Ireland one of the worst performers in EV charging

Analysis finds we are way behind our targets for electric car charging rollout.

New analysis of the rollout of electric car charging points across Europe has found that the majority of EU nations are meeting, or are slightly ahead of their 2024 targets, while a handful are ahead of their 2025 and even 2026 targets. Ireland, however, is lagging well behind even its 2024 targets and is ahead of only Cyprus and Malta in the table.

630,000 chargers across Europe

The report, by environmental think-tank Transport & Environment (T&E) found that the number of charging points across the EU has tripled and that there are now some 630,000 chargers scattered across the Continent.

Under new regulations, the Alternative Fuels Infrastructure Regulation (AFIR), which comes into official force this week, EU member states must install rapid charging points at 60km (at minimum) intervals along major routes. (There is some debate about this legislation, with critics pointing out that you only need to install one connection every 60km to meet the legislation, which is not much help to anyone.)

Bulgaria actually tops the table, being massively ahead of its 2024, 2025, and 2026 targets. However, this is a bit of a statistical anomaly because it has a low number of EVs on the road and has recently installed a number of DC fast chargers, bringing its total to 1,500.

Ireland isn’t doing enough

Ireland’s performance is unfortunately simpler to calculate - we’re just not doing enough nor even close to enough to ensure that those switching to electric motoring will be able to easily and conveniently charge on longer journeys. We’re not even close to meeting our 2024 targets, let alone 2025 and 2026, and given the constantly missed targets of charging providers, that seems to be a pattern which will continue for some time to come.

However, there is some hope for Ireland - Fabian Sperka, vehicles policy manager at T&E, said: “Ireland lags behind other European countries for public charging but it can rapidly catch up by installing more fast chargers. Slower destination chargers would work well at tourism destinations and sporting facilities that are not well served by public transport.”

Some ahead of 2025’s target already

As for the rest of Europe, most of the major markets are ahead of their targets for this year, but only Poland, France, Estonia, Spain, Italy, the Czech Republic, and Slovakia are ahead of next year’s target. Only the Czech Republic is ahead of 2026 (leaving aside the anomaly of Bulgaria). T&E is urging governments and providers to cut red tape as much as possible To encourage more charging installations, as well as putting charging providers on notice to achieve a 98 per cent reliability rating for their chargers.

“Charging is perceived as one of the biggest barriers to people switching to electric vehicles, but the picture is improving fast.

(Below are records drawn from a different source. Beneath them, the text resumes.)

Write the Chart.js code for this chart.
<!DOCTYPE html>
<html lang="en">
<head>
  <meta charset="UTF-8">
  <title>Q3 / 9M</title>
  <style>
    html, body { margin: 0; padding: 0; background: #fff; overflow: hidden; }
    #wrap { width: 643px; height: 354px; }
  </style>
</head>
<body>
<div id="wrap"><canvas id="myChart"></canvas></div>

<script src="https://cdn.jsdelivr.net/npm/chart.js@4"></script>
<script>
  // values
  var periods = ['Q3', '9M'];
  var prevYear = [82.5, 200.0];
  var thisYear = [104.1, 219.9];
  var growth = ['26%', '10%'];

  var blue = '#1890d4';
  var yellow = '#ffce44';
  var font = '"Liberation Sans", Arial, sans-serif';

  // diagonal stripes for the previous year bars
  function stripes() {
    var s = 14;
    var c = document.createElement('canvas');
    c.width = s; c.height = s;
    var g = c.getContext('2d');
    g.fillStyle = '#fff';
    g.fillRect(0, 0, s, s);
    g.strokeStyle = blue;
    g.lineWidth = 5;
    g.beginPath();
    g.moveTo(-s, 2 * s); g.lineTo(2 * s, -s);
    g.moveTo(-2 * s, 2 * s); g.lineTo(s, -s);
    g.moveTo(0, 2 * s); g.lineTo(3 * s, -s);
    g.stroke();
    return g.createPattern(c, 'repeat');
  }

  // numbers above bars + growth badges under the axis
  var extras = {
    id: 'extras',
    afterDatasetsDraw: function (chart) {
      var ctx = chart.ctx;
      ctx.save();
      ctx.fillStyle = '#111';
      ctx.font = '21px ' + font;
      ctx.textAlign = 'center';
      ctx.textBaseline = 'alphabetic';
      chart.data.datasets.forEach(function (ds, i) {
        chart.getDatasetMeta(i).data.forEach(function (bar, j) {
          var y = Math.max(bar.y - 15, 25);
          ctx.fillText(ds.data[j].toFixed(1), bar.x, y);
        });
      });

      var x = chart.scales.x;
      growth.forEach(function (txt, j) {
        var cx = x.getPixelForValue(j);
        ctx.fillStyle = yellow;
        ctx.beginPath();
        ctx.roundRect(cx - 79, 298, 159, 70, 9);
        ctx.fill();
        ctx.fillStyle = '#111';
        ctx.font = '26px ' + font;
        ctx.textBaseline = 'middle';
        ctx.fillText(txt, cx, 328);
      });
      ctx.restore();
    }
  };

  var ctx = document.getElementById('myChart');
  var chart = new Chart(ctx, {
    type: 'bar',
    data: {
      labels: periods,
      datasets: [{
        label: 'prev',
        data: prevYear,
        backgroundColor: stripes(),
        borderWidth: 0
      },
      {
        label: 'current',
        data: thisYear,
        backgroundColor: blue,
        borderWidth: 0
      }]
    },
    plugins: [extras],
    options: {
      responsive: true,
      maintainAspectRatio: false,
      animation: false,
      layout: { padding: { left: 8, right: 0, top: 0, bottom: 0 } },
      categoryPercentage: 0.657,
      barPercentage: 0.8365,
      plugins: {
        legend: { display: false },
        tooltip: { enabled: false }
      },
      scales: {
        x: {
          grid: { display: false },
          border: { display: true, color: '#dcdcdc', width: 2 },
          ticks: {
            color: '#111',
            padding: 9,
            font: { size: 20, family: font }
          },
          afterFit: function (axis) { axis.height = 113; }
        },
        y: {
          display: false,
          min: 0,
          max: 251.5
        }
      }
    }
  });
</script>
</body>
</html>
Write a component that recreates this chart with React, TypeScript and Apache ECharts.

Now, governments need to go beyond the strict requirements of the EU targets if they are to convince more drivers. More capacity needs to be installed where the actual traffic is and payments should be made simpler. There also needs to be a clamp-down on broken chargers” said T&E’s Sperka.

As Ireland wrestles with suddenly falling EV sales and we all ask the question of ‘why?’, this report seems to point to an obvious answer - build the chargers, and sales will come. If people can’t see charging systems near them, working smoothly and reliably, they’ll delay the electric switchover as long as they can.